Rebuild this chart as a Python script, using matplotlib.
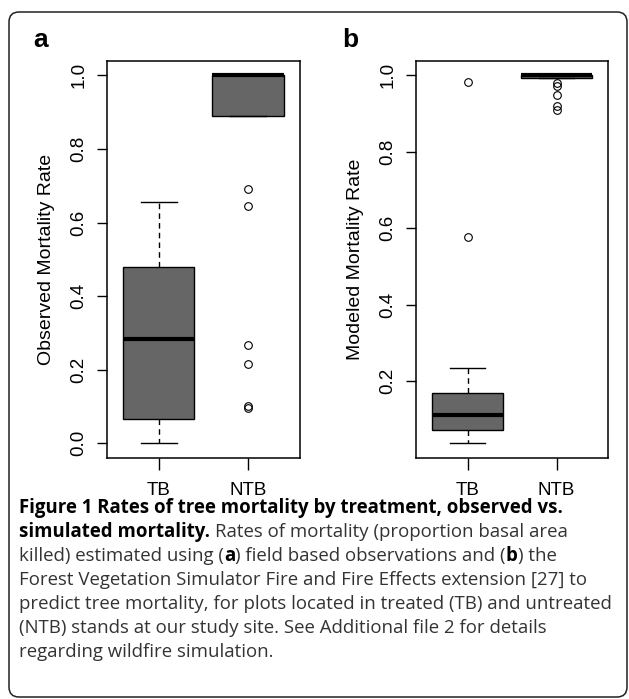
import matplotlib
matplotlib.use("Agg")
import matplotlib.pyplot as plt
from matplotlib.patches import FancyBboxPatch

groups = ["TB", "NTB"]

# panel a: observed mortality (box stats)
obs_q1 = [0.066, 0.890]
obs_med = [0.283, 1.000]
obs_q3 = [0.480, 1.000]
obs_lo = [0.000, 0.890]
obs_hi = [0.656, 1.000]
obs_fliers = [[], [0.690, 0.644, 0.268, 0.216, 0.102, 0.097]]

# panel b: modeled mortality
mod_q1 = [0.072, 0.994]
mod_med = [0.111, 1.000]
mod_q3 = [0.168, 1.000]
mod_lo = [0.037, 0.994]
mod_hi = [0.233, 1.000]
mod_fliers = [[0.984, 0.577], [0.980, 0.972, 0.949, 0.919, 0.910]]

yticks_a = [0.0, 0.2, 0.4, 0.6, 0.8, 1.0]
yticks_b = [0.2, 0.4, 0.6, 0.8, 1.0]

plot_font = ["Liberation Sans", "DejaVu Sans"]
cap_font = ["Open Sans", "DejaVu Sans"]

fig = plt.figure(figsize=(6.29, 6.99), dpi=100)


def stats(q1, med, q3, lo, hi, fl):
    return [dict(q1=q1[i], med=med[i], q3=q3[i], whislo=lo[i], whishi=hi[i],
                 fliers=fl[i], label=groups[i]) for i in range(len(groups))]


def panel(rect, st, yticks, ylabel, letter, letter_x):
    ax = fig.add_axes(rect)
    ax.bxp(st, positions=[1, 2], widths=0.8, patch_artist=True,
           boxprops=dict(facecolor="#666666", edgecolor="black", linewidth=1.0),
           medianprops=dict(color="black", linewidth=3.0, solid_capstyle="butt"),
           whiskerprops=dict(color="black", linewidth=1.0, linestyle=(0, (4, 3))),
           capprops=dict(color="black", linewidth=1.0),
           flierprops=dict(marker="o", markersize=5.5, markerfacecolor="none",
                           markeredgecolor="black", markeredgewidth=0.8))
    vals = [v for s in st for v in [s["whislo"], s["whishi"]] + list(s["fliers"])]
    lo, hi = min(vals), max(vals)
    pad = 0.04 * (hi - lo)
    ax.set_ylim(lo - pad, hi + pad)
    ax.set_xlim(0.42, 2.58)
    ax.set_yticks(yticks)
    ax.set_yticklabels(["%.1f" % v for v in yticks], rotation=90, va="center",
                       family=plot_font, fontsize=13.5)
    ax.set_xticks([1, 2])
    ax.set_xticklabels(groups, family=plot_font, fontsize=13.5)
    ax.tick_params(axis="y", length=7.5, width=1.0, pad=6.5)
    ax.tick_params(axis="x", length=8.5, width=1.0, pad=8.5)
    for sp in ax.spines.values():
        sp.set_linewidth(1.1)
    ax.set_ylabel(ylabel, family=plot_font, fontsize=14, labelpad=11)
    fig.text(letter_x, 1 - 40 / 699, letter, family=["Liberation Sans"],
             fontweight="bold", fontsize=19, ha="center", va="center")
    return ax


panel([106.7 / 629, 1 - 458 / 699, 193.3 / 629, 397.3 / 699],
      stats(obs_q1, obs_med, obs_q3, obs_lo, obs_hi, obs_fliers),
      yticks_a, "Observed Mortality Rate", "a", 41 / 629)
panel([416 / 629, 1 - 458 / 699, 192.3 / 629, 397.3 / 699],
      stats(mod_q1, mod_med, mod_q3, mod_lo, mod_hi, mod_fliers),
      yticks_b, "Modeled Mortality Rate", "b", 350 / 629)

# rounded frame around the figure
frame = FancyBboxPatch((0.09, 0.02), 6.18, 6.85, boxstyle="round,pad=0,rounding_size=0.1",
                       transform=fig.dpi_scale_trans, facecolor="none",
                       edgecolor="#222222", linewidth=1.1)
fig.patches.append(frame)

# caption with mixed bold / regular runs
caption = [
    [("Figure 1 Rates of tree mortality by treatment, observed vs.", True)],
    [("simulated mortality.", True), (" Rates of mortality (proportion basal area", False)],
    [("killed) estimated using (", False), ("a", True), (") field based observations and (", False),
     ("b", True), (") the", False)],
    [("Forest Vegetation Simulator Fire and Fire Effects extension [27] to", False)],
    [("predict tree mortality, for plots located in treated (TB) and untreated", False)],
    [("(NTB) stands at our study site. See Additional file 2 for details", False)],
    [("regarding wildfire simulation.", False)],
]
cap_size = 13.4
renderer = fig.canvas.get_renderer()


def width_px(s, bold):
    t = fig.text(0, 0, s, family=cap_font, fontsize=cap_size,
                 fontweight="bold" if bold else "normal")
    w = t.get_window_extent(renderer).width
    t.remove()
    return w


for i, line in enumerate(caption):
    x = 19.0
    y = 1 - (513 + 24 * i) / 699
    for txt, bold in line:
        if txt.startswith(" "):
            x += width_px("x x", bold) - width_px("xx", bold)
            txt = txt.lstrip()
        t = fig.text(x / 629, y, txt, family=cap_font, fontsize=cap_size,
                     fontweight="bold" if bold else "normal",
                     color="black" if bold else "#333333", va="baseline", ha="left")
        x += t.get_window_extent(renderer).width

fig.savefig("out.png", dpi=100)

======

Reproduce the data word for word, excluding its pictures.

= Response for this exercise =
Rebuild this chart as a Python script, using matplotlib.
import matplotlib
matplotlib.use("Agg")
import matplotlib.pyplot as plt
from matplotlib.patches import FancyBboxPatch

groups = ["TB", "NTB"]

# panel a: observed mortality (box stats)
obs_q1 = [0.066, 0.890]
obs_med = [0.283, 1.000]
obs_q3 = [0.480, 1.000]
obs_lo = [0.000, 0.890]
obs_hi = [0.656, 1.000]
obs_fliers = [[], [0.690, 0.644, 0.268, 0.216, 0.102, 0.097]]

# panel b: modeled mortality
mod_q1 = [0.072, 0.994]
mod_med = [0.111, 1.000]
mod_q3 = [0.168, 1.000]
mod_lo = [0.037, 0.994]
mod_hi = [0.233, 1.000]
mod_fliers = [[0.984, 0.577], [0.980, 0.972, 0.949, 0.919, 0.910]]

yticks_a = [0.0, 0.2, 0.4, 0.6, 0.8, 1.0]
yticks_b = [0.2, 0.4, 0.6, 0.8, 1.0]

plot_font = ["Liberation Sans", "DejaVu Sans"]
cap_font = ["Open Sans", "DejaVu Sans"]

fig = plt.figure(figsize=(6.29, 6.99), dpi=100)


def stats(q1, med, q3, lo, hi, fl):
    return [dict(q1=q1[i], med=med[i], q3=q3[i], whislo=lo[i], whishi=hi[i],
                 fliers=fl[i], label=groups[i]) for i in range(len(groups))]


def panel(rect, st, yticks, ylabel, letter, letter_x):
    ax = fig.add_axes(rect)
    ax.bxp(st, positions=[1, 2], widths=0.8, patch_artist=True,
           boxprops=dict(facecolor="#666666", edgecolor="black", linewidth=1.0),
           medianprops=dict(color="black", linewidth=3.0, solid_capstyle="butt"),
           whiskerprops=dict(color="black", linewidth=1.0, linestyle=(0, (4, 3))),
           capprops=dict(color="black", linewidth=1.0),
           flierprops=dict(marker="o", markersize=5.5, markerfacecolor="none",
                           markeredgecolor="black", markeredgewidth=0.8))
    vals = [v for s in st for v in [s["whislo"], s["whishi"]] + list(s["fliers"])]
    lo, hi = min(vals), max(vals)
    pad = 0.04 * (hi - lo)
    ax.set_ylim(lo - pad, hi + pad)
    ax.set_xlim(0.42, 2.58)
    ax.set_yticks(yticks)
    ax.set_yticklabels(["%.1f" % v for v in yticks], rotation=90, va="center",
                       family=plot_font, fontsize=13.5)
    ax.set_xticks([1, 2])
    ax.set_xticklabels(groups, family=plot_font, fontsize=13.5)
    ax.tick_params(axis="y", length=7.5, width=1.0, pad=6.5)
    ax.tick_params(axis="x", length=8.5, width=1.0, pad=8.5)
    for sp in ax.spines.values():
        sp.set_linewidth(1.1)
    ax.set_ylabel(ylabel, family=plot_font, fontsize=14, labelpad=11)
    fig.text(letter_x, 1 - 40 / 699, letter, family=["Liberation Sans"],
             fontweight="bold", fontsize=19, ha="center", va="center")
    return ax


panel([106.7 / 629, 1 - 458 / 699, 193.3 / 629, 397.3 / 699],
      stats(obs_q1, obs_med, obs_q3, obs_lo, obs_hi, obs_fliers),
      yticks_a, "Observed Mortality Rate", "a", 41 / 629)
panel([416 / 629, 1 - 458 / 699, 192.3 / 629, 397.3 / 699],
      stats(mod_q1, mod_med, mod_q3, mod_lo, mod_hi, mod_fliers),
      yticks_b, "Modeled Mortality Rate", "b", 350 / 629)

# rounded frame around the figure
frame = FancyBboxPatch((0.09, 0.02), 6.18, 6.85, boxstyle="round,pad=0,rounding_size=0.1",
                       transform=fig.dpi_scale_trans, facecolor="none",
                       edgecolor="#222222", linewidth=1.1)
fig.patches.append(frame)

# caption with mixed bold / regular runs
caption = [
    [("Figure 1 Rates of tree mortality by treatment, observed vs.", True)],
    [("simulated mortality.", True), (" Rates of mortality (proportion basal area", False)],
    [("killed) estimated using (", False), ("a", True), (") field based observations and (", False),
     ("b", True), (") the", False)],
    [("Forest Vegetation Simulator Fire and Fire Effects extension [27] to", False)],
    [("predict tree mortality, for plots located in treated (TB) and untreated", False)],
    [("(NTB) stands at our study site. See Additional file 2 for details", False)],
    [("regarding wildfire simulation.", False)],
]
cap_size = 13.4
renderer = fig.canvas.get_renderer()


def width_px(s, bold):
    t = fig.text(0, 0, s, family=cap_font, fontsize=cap_size,
                 fontweight="bold" if bold else "normal")
    w = t.get_window_extent(renderer).width
    t.remove()
    return w


for i, line in enumerate(caption):
    x = 19.0
    y = 1 - (513 + 24 * i) / 699
    for txt, bold in line:
        if txt.startswith(" "):
            x += width_px("x x", bold) - width_px("xx", bold)
            txt = txt.lstrip()
        t = fig.text(x / 629, y, txt, family=cap_font, fontsize=cap_size,
                     fontweight="bold" if bold else "normal",
                     color="black" if bold else "#333333", va="baseline", ha="left")
        x += t.get_window_extent(renderer).width

fig.savefig("out.png", dpi=100)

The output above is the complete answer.